§ Set problem
Would you restate all the data that follows, word for word?

§ Recorded data
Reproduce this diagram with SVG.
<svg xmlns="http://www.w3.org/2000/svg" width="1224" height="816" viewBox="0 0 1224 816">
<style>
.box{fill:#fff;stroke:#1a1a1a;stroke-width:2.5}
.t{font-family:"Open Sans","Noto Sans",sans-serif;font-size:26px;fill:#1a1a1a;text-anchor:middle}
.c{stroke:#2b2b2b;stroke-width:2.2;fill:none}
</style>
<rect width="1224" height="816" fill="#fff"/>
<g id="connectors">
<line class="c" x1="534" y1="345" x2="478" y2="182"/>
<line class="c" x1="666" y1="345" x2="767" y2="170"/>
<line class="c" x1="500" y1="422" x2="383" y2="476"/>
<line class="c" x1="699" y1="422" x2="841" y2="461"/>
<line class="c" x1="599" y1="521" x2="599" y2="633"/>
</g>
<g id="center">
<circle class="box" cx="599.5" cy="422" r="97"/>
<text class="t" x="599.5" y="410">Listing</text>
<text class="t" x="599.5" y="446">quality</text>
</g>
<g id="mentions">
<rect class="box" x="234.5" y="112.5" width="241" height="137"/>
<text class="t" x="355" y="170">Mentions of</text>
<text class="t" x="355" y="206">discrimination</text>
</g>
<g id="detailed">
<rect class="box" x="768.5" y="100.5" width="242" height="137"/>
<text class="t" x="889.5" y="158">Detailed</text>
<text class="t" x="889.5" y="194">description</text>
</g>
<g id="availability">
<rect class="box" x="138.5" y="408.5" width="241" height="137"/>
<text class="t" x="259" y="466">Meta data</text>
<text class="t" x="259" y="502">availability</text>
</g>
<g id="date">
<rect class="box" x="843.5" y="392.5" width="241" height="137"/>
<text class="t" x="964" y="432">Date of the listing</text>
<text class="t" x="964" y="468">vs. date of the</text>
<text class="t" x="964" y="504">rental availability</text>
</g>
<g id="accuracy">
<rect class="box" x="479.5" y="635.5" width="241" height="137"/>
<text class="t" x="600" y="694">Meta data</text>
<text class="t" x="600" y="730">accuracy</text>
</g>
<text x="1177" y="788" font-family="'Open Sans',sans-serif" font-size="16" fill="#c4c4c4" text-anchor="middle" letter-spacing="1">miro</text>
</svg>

§ Complete response
Reproduce this diagram with SVG.
<svg xmlns="http://www.w3.org/2000/svg" width="1224" height="816" viewBox="0 0 1224 816">
<style>
.box{fill:#fff;stroke:#1a1a1a;stroke-width:2.5}
.t{font-family:"Open Sans","Noto Sans",sans-serif;font-size:26px;fill:#1a1a1a;text-anchor:middle}
.c{stroke:#2b2b2b;stroke-width:2.2;fill:none}
</style>
<rect width="1224" height="816" fill="#fff"/>
<g id="connectors">
<line class="c" x1="534" y1="345" x2="478" y2="182"/>
<line class="c" x1="666" y1="345" x2="767" y2="170"/>
<line class="c" x1="500" y1="422" x2="383" y2="476"/>
<line class="c" x1="699" y1="422" x2="841" y2="461"/>
<line class="c" x1="599" y1="521" x2="599" y2="633"/>
</g>
<g id="center">
<circle class="box" cx="599.5" cy="422" r="97"/>
<text class="t" x="599.5" y="410">Listing</text>
<text class="t" x="599.5" y="446">quality</text>
</g>
<g id="mentions">
<rect class="box" x="234.5" y="112.5" width="241" height="137"/>
<text class="t" x="355" y="170">Mentions of</text>
<text class="t" x="355" y="206">discrimination</text>
</g>
<g id="detailed">
<rect class="box" x="768.5" y="100.5" width="242" height="137"/>
<text class="t" x="889.5" y="158">Detailed</text>
<text class="t" x="889.5" y="194">description</text>
</g>
<g id="availability">
<rect class="box" x="138.5" y="408.5" width="241" height="137"/>
<text class="t" x="259" y="466">Meta data</text>
<text class="t" x="259" y="502">availability</text>
</g>
<g id="date">
<rect class="box" x="843.5" y="392.5" width="241" height="137"/>
<text class="t" x="964" y="432">Date of the listing</text>
<text class="t" x="964" y="468">vs. date of the</text>
<text class="t" x="964" y="504">rental availability</text>
</g>
<g id="accuracy">
<rect class="box" x="479.5" y="635.5" width="241" height="137"/>
<text class="t" x="600" y="694">Meta data</text>
<text class="t" x="600" y="730">accuracy</text>
</g>
<text x="1177" y="788" font-family="'Open Sans',sans-serif" font-size="16" fill="#c4c4c4" text-anchor="middle" letter-spacing="1">miro</text>
</svg>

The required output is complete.